Hayes noted that more countries are becoming increasingly receptive to alternatives to fossil fuels, which puts Nissan and it’s flagship electric vehicle — the Leaf — in a rather favorable position. Since 2010, Nissan has sold over 100,000 units of the Leaf — a drop in the bucket for the industry at large, but a bonafide flood for the electric and alternative fuels industry.
“It is getting contagious,” Hayes said. This contagious nature of EVs means the company “can hit the number faster,” he added. He stated that it was “encouraging” to see more global governments open the conversation of electric vehicles, as increasingly strict emissions standards around the world give cars like the Leaf — or Renault’s Zoe — an edge. Nissan CEO Carlos Ghosn is also the CEO of the French automaker, Nissan’s sister Renault.
“The nice thing about electric vehicles is that once people own an EV, they don’t want to go back to an [internal combustion engine] vehicle. It is getting contagious [so] fast that we can hit the number faster,” the Journal quoted Hayes as saying.
Ghosn initially thought that the two companies would be able to sell over 1.5 million combined electric vehicles globally by 2016, but those rosy early estimates have since been revised when it became apparent that it would prove tougher than initially thought.

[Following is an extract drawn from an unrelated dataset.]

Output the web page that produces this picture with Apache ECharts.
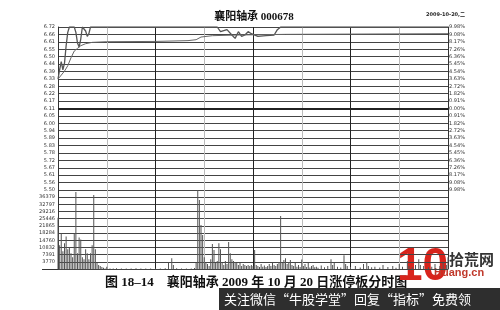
<!DOCTYPE html>
<html><head><meta charset="utf-8">
<script src="https://cdn.jsdelivr.net/npm/echarts@6/dist/echarts.min.js"></script>
<style>html,body{margin:0;padding:0;background:#fff}#c{width:500px;height:310px}</style>
</head><body><div id="c"></div>
<script>
// ---- tick labels ----
const priceLabels = ["5.50","5.56","5.61","5.67","5.72","5.78","5.83","5.89","5.94","6.00","6.05","6.11","6.17","6.22","6.28","6.33","6.39","6.44","6.50","6.55","6.61","6.66","6.72"];
const pctLabels = ["9.98%","9.08%","8.17%","7.26%","6.36%","5.45%","4.54%","3.63%","2.72%","1.82%","0.91%","0.00%","0.91%","1.82%","2.72%","3.63%","4.54%","5.45%","6.36%","7.26%","8.17%","9.08%","9.98%"];
const volLabels = ["","3770","7391","10832","14760","18284","21865","25446","29216","32797","36379",""];
const prevClose = 6.11;
// ---- price line: [minute from 9:30, price] ----
const pricePoints = [[0,6.33],[1,6.40],[2,6.46],[3,6.40],[4,6.45],[5,6.58],[6,6.68],[7,6.72],[10,6.72],[11,6.68],[12,6.60],[13,6.57],[14,6.63],[15,6.72],[16,6.72],[17,6.69],[18,6.65],[19,6.67],[20,6.72],[21,6.72],[98,6.72],[100,6.685],[104,6.70],[107,6.66],[109,6.635],[111,6.685],[113,6.65],[115,6.66],[117,6.685],[119,6.67],[120,6.66],[123,6.65],[128,6.655],[133,6.66],[135,6.70],[137,6.72],[240,6.72]];
// ---- average price line ----
const avgPoints = [[0,6.33],[2,6.36],[4,6.39],[6,6.43],[8,6.49],[10,6.54],[12,6.56],[14,6.58],[17,6.595],[21,6.605],[30,6.61],[60,6.612],[80,6.618],[85,6.625],[88,6.645],[95,6.655],[110,6.66],[140,6.665],[240,6.67]];
// ---- volume: [minute, volume] ----
const volumePoints = [[0,26000],[1,12000],[2,18000],[3,9000],[4,13000],[5,16500],[6,10000],[7,11000],[8,8000],[9,6000],[10,18000],[11,39000],[12,8000],[13,16000],[14,15000],[15,6000],[16,5000],[17,10000],[18,8000],[19,5000],[20,8000],[21,12000],[22,37500],[23,10000],[24,3000],[25,2000],[26,1500],[27,1000],[28,600],[29,300],[30,1200],
[32,300],[34,200],[36,400],[39,250],[42,300],[45,200],[48,350],[51,250],[54,300],[57,200],[60,300],[63,250],[66,400],[68,3000],[70,5500],[71,2000],[73,400],[76,300],[79,250],[82,300],[84,500],
[85,3000],[86,40000],[87,35000],[88,22300],[89,17200],[90,6000],[91,3000],[92,2500],[93,1500],[94,5000],[95,12700],[96,9600],[97,3000],[98,4000],[99,13000],[100,10000],[101,3000],[102,2000],[103,4000],[104,2500],[105,13700],[106,8000],[107,5000],[108,4000],[109,3500],[110,3000],[111,2000],[112,3000],[113,1500],[114,2500],[115,2000],[116,1500],[117,2000],[118,1500],[119,2000],[120,1500],[121,9600],[122,2000],[123,1500],[124,1000],[125,2500],[126,1200],[127,1800],[128,1000],[129,1500],[130,2500],[131,1500],[132,3000],[133,2000],[134,1500],[135,2500],[136,3500],[137,26800],
[138,3000],[139,4500],[140,5500],[141,2500],[142,3500],[143,4500],[144,2000],[145,1500],[146,3000],[147,1200],[148,2000],[149,1000],[150,4800],[151,1500],[152,2500],[153,1000],[154,3000],[155,800],[156,1500],[157,2000],[158,900],[159,1200],[160,600],[162,1800],[164,900],[166,1500],[168,5000],[169,2000],[170,3000],[172,1200],[174,800],[176,7000],[177,2500],[178,1500],[180,1000],[183,1500],[186,800],[188,2500],[190,3500],[191,1500],[193,900],[195,1200],[198,800],[200,2000],[203,1000],[206,1500],[208,600],[210,2500],[212,1200],[215,4000],[216,1500],[218,1000],[220,2000],[222,5000],[223,2000],[225,1500],[228,900],[230,1200],[232,2500],[235,1500],[237,3000],[239,2000],[240,6000]];

const PMIN = 5.50, PMAX = 6.72, PSTEP = (PMAX - PMIN) / 22;
const VSTEP = 3638, VMAX = VSTEP * 11;
const labFont = {fontSize: 5, color: '#333', fontFamily: 'DejaVu Sans'};
const gridL = 58, gridR = 52;

function xAx(i) {
  return {type: 'value', gridIndex: i, min: 0, max: 240, interval: 30,
    axisLabel: {show: false}, axisTick: {show: false}, axisLine: {show: false},
    splitLine: {show: true, lineStyle: {color: ['#222', '#bbb'], width: 1}}};
}
const chart = echarts.init(document.getElementById('c'), null, {renderer: 'canvas'});
chart.setOption({
  animation: false,
  backgroundColor: '#fff',
  grid: [
    {left: gridL, right: gridR, top: 27, height: 163},
    {left: gridL, right: gridR, top: 190, height: 79}
  ],
  xAxis: [xAx(0), xAx(1)],
  yAxis: [
    {type: 'value', gridIndex: 0, min: PMIN, max: PMAX, interval: PSTEP, position: 'left',
     axisLine: {show: true, lineStyle: {color: '#333', width: 1}}, axisTick: {show: false},
     axisLabel: Object.assign({margin: 3, formatter: v => priceLabels[Math.round((v - PMIN) / PSTEP)] || ''}, labFont),
     splitLine: {show: true, lineStyle: {color: '#444', width: 1}}},
    {type: 'value', gridIndex: 0, min: PMIN, max: PMAX, interval: PSTEP, position: 'right',
     axisLine: {show: true, lineStyle: {color: '#333', width: 1}}, axisTick: {show: false},
     axisLabel: Object.assign({margin: 1, formatter: v => pctLabels[Math.round((v - PMIN) / PSTEP)] || ''}, labFont),
     splitLine: {show: false}},
    {type: 'value', gridIndex: 1, min: 0, max: VMAX, interval: VSTEP, position: 'left',
     axisLine: {show: true, lineStyle: {color: '#333', width: 1}}, axisTick: {show: false},
     axisLabel: Object.assign({margin: 3, formatter: v => volLabels[Math.round(v / VSTEP)] || ''}, labFont),
     splitLine: {show: true, lineStyle: {color: '#444', width: 1}}},
    {type: 'value', gridIndex: 1, min: 0, max: VMAX, interval: VSTEP, position: 'right',
     axisLine: {show: true, lineStyle: {color: '#333', width: 1}}, axisTick: {show: false},
     axisLabel: {show: false}, splitLine: {show: false}}
  ],
  series: [
    {type: 'line', xAxisIndex: 0, yAxisIndex: 0, data: pricePoints, showSymbol: false,
     lineStyle: {color: '#555', width: 1.3},
     markLine: {silent: true, symbol: 'none', label: {show: false},
       lineStyle: {color: '#222', width: 2, type: 'solid'}, data: [{yAxis: prevClose}]}},
    {type: 'line', xAxisIndex: 0, yAxisIndex: 0, data: avgPoints, showSymbol: false,
     lineStyle: {color: '#666', width: 1}},
    {type: 'bar', xAxisIndex: 1, yAxisIndex: 2, data: volumePoints, barWidth: 1,
     itemStyle: {color: '#555'}}
  ],
  graphic: [
    {type: 'text', x: 254, y: 17, style: {text: '襄阳轴承 000678', textAlign: 'center', textVerticalAlign: 'middle',
      font: 'bold 11px "Liberation Serif", "Noto Sans CJK SC"', fill: '#111'}},
    {type: 'text', x: 465, y: 15, style: {text: '2009-10-20,二', textAlign: 'right', textVerticalAlign: 'middle',
      font: 'bold 5px "DejaVu Sans", "Noto Sans CJK SC"', fill: '#222'}},
    {type: 'line', shape: {x1: 42, y1: 269.5, x2: 58, y2: 269.5}, style: {stroke: '#333', lineWidth: 1}},
    {type: 'text', x: 105, y: 283, style: {text: '图 18–14    襄阳轴承 2009 年 10 月 20 日涨停板分时图', textVerticalAlign: 'middle',
      font: 'bold 13px "Liberation Serif", "Noto Sans CJK SC"', fill: '#111'}},
    {type: 'text', x: 397, y: 267, style: {text: '10', textVerticalAlign: 'middle',
      font: 'bold 46px "Liberation Sans"', fill: '#d8241c'}},
    {type: 'text', x: 449, y: 259, style: {text: '拾荒网', textVerticalAlign: 'middle',
      font: 'bold 15px "Noto Sans CJK SC"', fill: '#333'}},
    {type: 'text', x: 434, y: 273, style: {text: 'Huang.cn', textVerticalAlign: 'middle',
      font: 'bold 11px "Liberation Sans"', fill: '#c0392b'}},
    {type: 'rect', shape: {x: 219, y: 288, width: 281, height: 22}, style: {fill: '#2e2e2e'}},
    {type: 'text', x: 224, y: 299, style: {text: '关注微信“牛股学堂”回复“指标”免费领', textVerticalAlign: 'middle',
      font: '13px "Noto Sans CJK SC"', fill: '#fff'}}
  ]
});
</script></body></html>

That number has been pushed back by four years, to 2020, though Hayes seems confident that Nissan can beat those figures before then. Though it’s still far from that goal, Nissan is hoping to get an early jump on emerging markets to complement the strongholds like the U.S. and Canada. ”We’re in discussions with several countries in Asia and South America, although we can’t name them,” Hayes said.
Ghosn and company recently signed a tentative agreement with the government of Bhutan to supply the small country with an order of Leafs to use as the municipal taxi fleet. He also said that Renault — which owns over 40 percent of Nissan — is looking at producing electric cars in China to gain entry to the market.